* Prompt *
Copy every line of the data that contains the string "this".

* Input *
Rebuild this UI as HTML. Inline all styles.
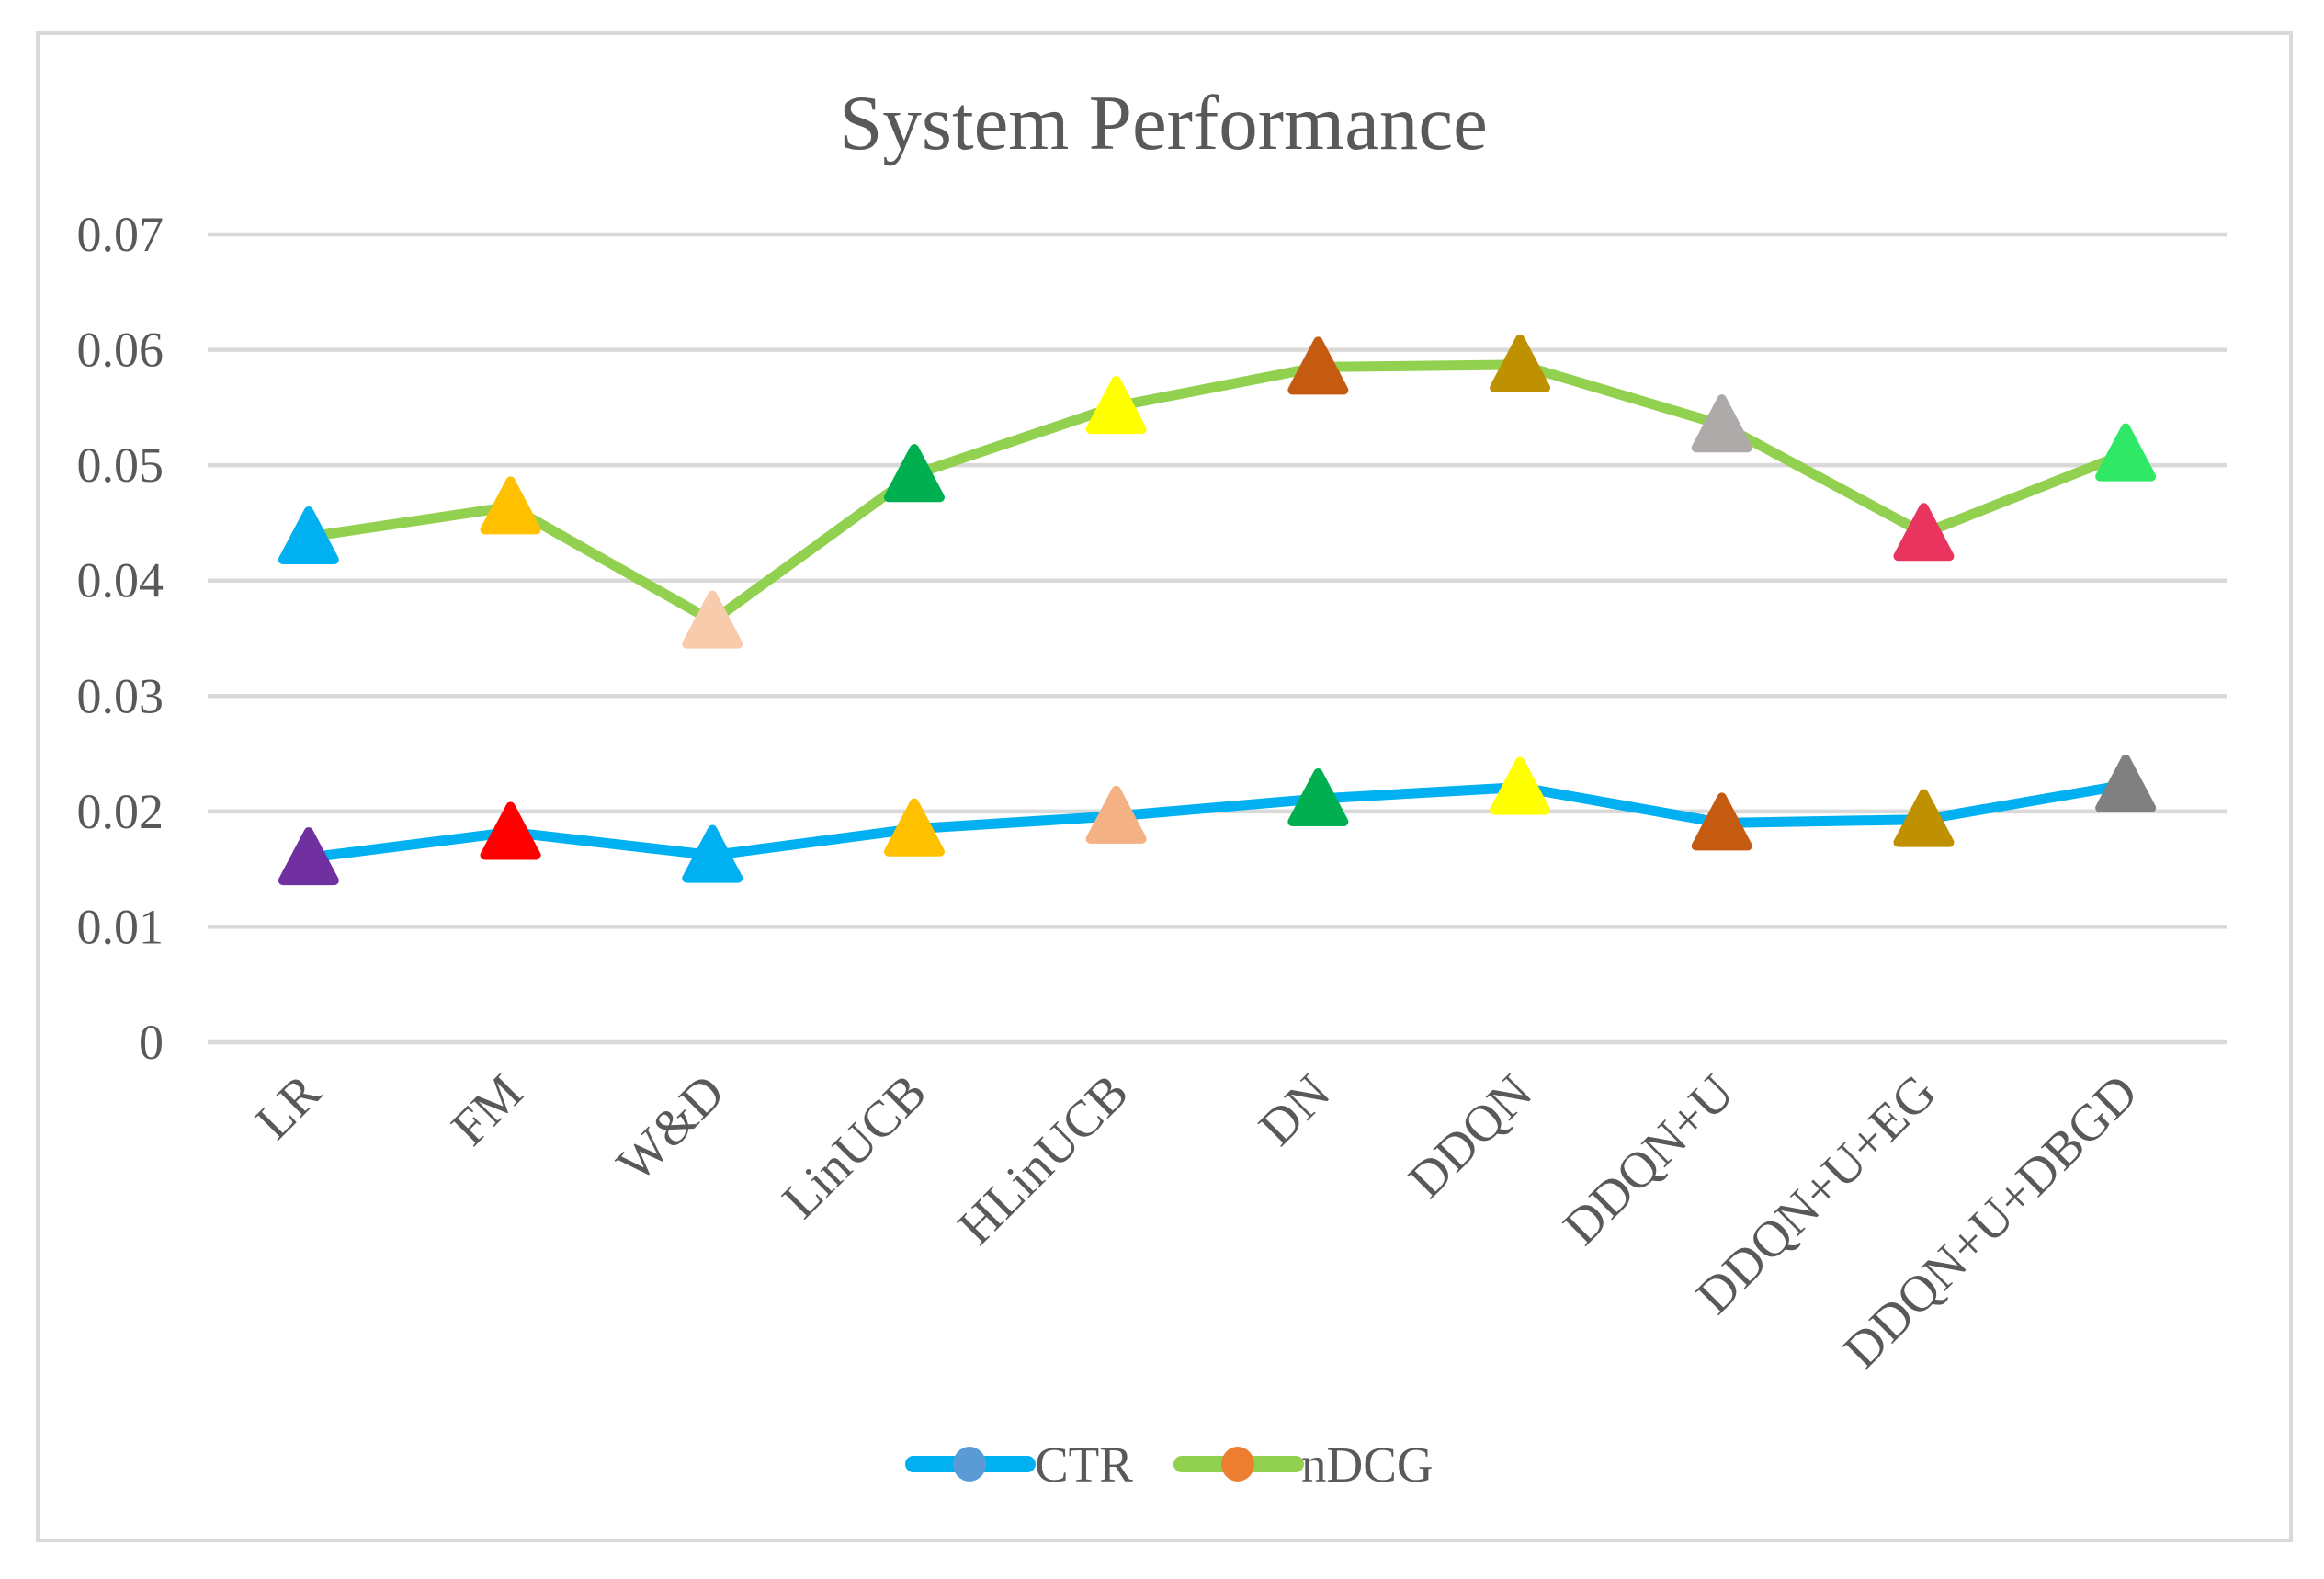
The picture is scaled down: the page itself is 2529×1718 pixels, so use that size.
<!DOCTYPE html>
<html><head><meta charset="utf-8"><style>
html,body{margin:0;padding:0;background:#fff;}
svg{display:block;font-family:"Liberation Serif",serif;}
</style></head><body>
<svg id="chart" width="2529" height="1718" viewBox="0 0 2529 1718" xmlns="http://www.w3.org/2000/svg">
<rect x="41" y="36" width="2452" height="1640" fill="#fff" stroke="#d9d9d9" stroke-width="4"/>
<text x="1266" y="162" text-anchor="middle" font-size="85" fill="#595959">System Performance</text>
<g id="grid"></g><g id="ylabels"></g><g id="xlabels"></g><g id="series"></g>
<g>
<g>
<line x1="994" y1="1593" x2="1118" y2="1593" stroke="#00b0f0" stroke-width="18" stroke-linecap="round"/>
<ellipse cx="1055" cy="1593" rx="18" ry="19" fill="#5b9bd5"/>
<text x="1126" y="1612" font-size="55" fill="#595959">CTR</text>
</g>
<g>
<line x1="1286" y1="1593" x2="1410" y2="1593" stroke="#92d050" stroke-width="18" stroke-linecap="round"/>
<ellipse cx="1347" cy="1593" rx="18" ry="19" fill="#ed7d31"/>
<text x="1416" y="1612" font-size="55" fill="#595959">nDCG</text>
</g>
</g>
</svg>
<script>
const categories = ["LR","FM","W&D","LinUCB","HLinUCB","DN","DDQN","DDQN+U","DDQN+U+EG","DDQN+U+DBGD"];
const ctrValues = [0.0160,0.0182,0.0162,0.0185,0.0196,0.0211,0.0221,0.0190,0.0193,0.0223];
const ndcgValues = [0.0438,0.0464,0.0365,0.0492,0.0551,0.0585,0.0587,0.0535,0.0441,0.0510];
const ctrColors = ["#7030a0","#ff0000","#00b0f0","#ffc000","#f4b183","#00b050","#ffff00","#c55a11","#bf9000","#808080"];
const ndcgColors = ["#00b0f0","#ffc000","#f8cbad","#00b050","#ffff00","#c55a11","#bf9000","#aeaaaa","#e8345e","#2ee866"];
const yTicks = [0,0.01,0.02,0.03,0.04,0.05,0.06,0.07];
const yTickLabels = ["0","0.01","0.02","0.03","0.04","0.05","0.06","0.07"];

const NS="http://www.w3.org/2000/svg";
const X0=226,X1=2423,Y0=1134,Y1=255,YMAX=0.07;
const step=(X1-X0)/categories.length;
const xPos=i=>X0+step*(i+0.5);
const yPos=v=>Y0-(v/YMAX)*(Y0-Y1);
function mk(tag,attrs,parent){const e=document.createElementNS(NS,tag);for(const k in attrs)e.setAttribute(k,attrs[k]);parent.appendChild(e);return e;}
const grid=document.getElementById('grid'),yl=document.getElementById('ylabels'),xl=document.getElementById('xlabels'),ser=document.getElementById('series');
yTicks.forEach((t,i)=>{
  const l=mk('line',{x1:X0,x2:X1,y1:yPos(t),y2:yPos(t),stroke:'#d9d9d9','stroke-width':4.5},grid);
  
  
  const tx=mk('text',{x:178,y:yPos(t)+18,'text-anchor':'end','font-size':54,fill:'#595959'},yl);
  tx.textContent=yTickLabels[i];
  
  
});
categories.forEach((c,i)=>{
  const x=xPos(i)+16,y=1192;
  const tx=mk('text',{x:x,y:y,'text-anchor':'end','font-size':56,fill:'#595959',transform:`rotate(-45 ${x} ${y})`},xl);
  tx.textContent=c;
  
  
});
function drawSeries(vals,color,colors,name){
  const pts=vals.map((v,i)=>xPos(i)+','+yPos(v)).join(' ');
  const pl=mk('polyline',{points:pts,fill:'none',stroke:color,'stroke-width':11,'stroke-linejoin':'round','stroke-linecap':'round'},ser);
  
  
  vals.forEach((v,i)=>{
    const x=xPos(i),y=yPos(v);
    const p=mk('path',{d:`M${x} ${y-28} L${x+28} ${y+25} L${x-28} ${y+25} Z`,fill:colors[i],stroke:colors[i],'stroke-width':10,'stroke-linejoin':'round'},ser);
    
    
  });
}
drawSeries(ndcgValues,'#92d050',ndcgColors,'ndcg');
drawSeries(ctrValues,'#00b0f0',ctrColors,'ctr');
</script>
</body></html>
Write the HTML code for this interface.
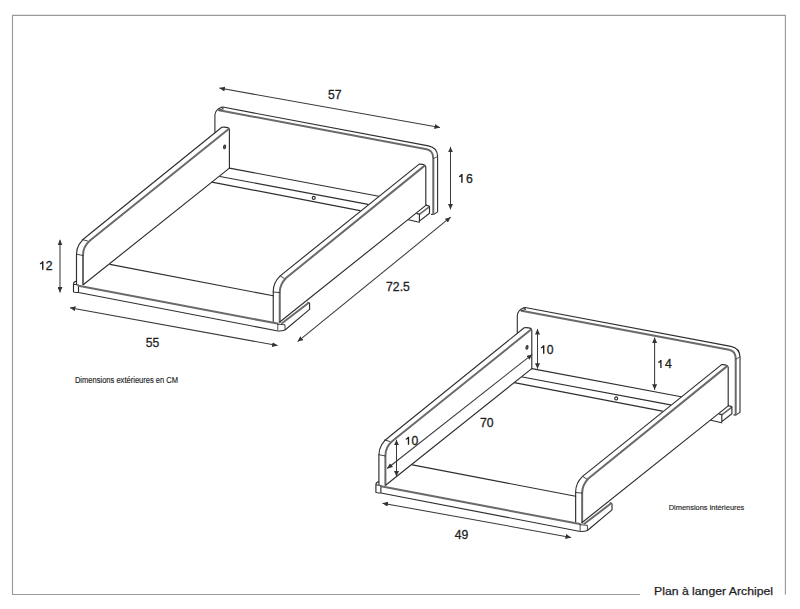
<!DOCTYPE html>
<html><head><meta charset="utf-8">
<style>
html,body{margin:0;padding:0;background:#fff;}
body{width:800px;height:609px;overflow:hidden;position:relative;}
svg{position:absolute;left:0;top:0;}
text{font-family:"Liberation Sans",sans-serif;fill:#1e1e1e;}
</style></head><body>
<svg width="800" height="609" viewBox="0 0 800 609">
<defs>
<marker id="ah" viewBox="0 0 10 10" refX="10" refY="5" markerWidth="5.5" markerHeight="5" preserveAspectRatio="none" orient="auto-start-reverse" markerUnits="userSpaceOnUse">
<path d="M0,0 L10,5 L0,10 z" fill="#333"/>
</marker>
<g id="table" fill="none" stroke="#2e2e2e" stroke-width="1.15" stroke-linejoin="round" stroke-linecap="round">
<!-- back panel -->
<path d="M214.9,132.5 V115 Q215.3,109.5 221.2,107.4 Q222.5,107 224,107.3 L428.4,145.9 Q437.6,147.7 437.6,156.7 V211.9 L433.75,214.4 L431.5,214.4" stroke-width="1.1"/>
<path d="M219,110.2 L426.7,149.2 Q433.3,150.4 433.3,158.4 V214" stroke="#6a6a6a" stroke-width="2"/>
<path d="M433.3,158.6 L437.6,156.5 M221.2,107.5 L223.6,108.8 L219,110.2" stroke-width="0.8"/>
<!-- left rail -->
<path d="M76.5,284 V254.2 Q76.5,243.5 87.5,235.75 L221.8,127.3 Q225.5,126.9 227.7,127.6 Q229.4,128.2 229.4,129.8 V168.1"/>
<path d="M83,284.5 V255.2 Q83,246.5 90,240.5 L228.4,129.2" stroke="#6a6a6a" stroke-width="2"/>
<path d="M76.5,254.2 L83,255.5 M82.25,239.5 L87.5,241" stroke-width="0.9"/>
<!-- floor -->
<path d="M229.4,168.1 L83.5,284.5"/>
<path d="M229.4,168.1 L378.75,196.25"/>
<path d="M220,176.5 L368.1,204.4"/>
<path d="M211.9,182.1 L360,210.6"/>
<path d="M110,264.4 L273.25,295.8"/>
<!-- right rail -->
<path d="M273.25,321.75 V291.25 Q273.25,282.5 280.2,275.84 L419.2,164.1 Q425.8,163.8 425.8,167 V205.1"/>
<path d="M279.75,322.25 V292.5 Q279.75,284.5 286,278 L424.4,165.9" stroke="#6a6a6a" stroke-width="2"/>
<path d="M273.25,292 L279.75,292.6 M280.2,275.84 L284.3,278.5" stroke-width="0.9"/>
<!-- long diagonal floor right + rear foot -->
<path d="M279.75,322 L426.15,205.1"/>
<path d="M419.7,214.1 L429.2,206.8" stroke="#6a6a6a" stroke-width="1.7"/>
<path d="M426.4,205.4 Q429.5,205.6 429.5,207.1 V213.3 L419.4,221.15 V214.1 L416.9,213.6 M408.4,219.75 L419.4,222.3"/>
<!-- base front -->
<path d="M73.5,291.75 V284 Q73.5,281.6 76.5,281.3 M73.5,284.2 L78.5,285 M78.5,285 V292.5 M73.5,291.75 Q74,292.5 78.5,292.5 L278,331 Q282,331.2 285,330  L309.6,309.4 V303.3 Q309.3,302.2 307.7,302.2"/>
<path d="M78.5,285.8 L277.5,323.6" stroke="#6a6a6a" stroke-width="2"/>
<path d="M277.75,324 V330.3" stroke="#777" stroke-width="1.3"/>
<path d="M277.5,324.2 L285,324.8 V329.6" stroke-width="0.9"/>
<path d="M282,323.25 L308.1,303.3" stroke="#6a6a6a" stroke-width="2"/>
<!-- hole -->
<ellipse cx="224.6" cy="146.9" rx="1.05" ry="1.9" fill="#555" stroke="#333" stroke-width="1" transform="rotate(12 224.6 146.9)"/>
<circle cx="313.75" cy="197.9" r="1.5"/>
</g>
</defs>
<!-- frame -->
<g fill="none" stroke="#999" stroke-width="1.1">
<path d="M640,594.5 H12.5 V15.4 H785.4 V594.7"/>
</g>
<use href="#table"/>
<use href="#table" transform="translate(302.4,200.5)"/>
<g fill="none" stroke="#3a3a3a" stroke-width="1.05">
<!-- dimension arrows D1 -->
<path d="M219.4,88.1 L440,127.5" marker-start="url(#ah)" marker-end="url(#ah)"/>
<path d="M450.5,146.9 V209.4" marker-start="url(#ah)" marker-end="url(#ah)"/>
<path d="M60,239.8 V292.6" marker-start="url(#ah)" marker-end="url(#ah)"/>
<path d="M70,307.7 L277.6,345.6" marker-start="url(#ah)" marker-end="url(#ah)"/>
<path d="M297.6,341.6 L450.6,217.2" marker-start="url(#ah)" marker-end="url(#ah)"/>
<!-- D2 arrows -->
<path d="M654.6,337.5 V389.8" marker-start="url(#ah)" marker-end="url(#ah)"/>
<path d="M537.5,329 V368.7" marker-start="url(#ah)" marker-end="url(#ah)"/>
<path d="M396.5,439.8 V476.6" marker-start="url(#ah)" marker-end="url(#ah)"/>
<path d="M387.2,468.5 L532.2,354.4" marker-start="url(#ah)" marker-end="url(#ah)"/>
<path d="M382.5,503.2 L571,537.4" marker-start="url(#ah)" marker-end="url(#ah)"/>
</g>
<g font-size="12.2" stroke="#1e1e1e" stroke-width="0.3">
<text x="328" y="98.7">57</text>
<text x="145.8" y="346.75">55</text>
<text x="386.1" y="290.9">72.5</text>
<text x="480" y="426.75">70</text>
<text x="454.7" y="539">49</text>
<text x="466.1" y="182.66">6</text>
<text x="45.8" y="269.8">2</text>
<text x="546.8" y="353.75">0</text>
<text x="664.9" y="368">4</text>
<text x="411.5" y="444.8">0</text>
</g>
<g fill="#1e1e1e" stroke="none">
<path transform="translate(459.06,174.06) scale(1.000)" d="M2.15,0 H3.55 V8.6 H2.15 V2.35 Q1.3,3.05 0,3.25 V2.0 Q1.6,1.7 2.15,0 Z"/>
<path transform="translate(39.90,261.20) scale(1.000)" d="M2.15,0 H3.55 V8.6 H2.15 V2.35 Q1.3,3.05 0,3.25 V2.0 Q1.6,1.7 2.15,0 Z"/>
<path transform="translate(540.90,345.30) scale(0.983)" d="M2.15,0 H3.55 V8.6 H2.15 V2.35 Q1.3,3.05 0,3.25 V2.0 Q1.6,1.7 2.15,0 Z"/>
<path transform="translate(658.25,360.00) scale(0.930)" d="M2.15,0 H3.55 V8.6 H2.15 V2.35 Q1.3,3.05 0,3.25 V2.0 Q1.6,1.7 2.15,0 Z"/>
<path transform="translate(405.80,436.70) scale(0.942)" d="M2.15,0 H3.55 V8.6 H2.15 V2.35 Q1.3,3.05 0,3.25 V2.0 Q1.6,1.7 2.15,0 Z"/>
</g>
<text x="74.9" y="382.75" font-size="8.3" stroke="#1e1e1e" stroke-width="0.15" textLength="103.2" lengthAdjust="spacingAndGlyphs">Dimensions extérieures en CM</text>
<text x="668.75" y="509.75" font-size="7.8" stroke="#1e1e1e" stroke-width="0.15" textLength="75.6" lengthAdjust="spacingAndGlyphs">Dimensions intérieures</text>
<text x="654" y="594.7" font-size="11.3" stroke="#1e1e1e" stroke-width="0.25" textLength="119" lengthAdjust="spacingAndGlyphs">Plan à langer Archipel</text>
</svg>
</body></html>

* Final result *
Rebuild this UI as HTML. Inline all styles.
Write the HTML code for this interface.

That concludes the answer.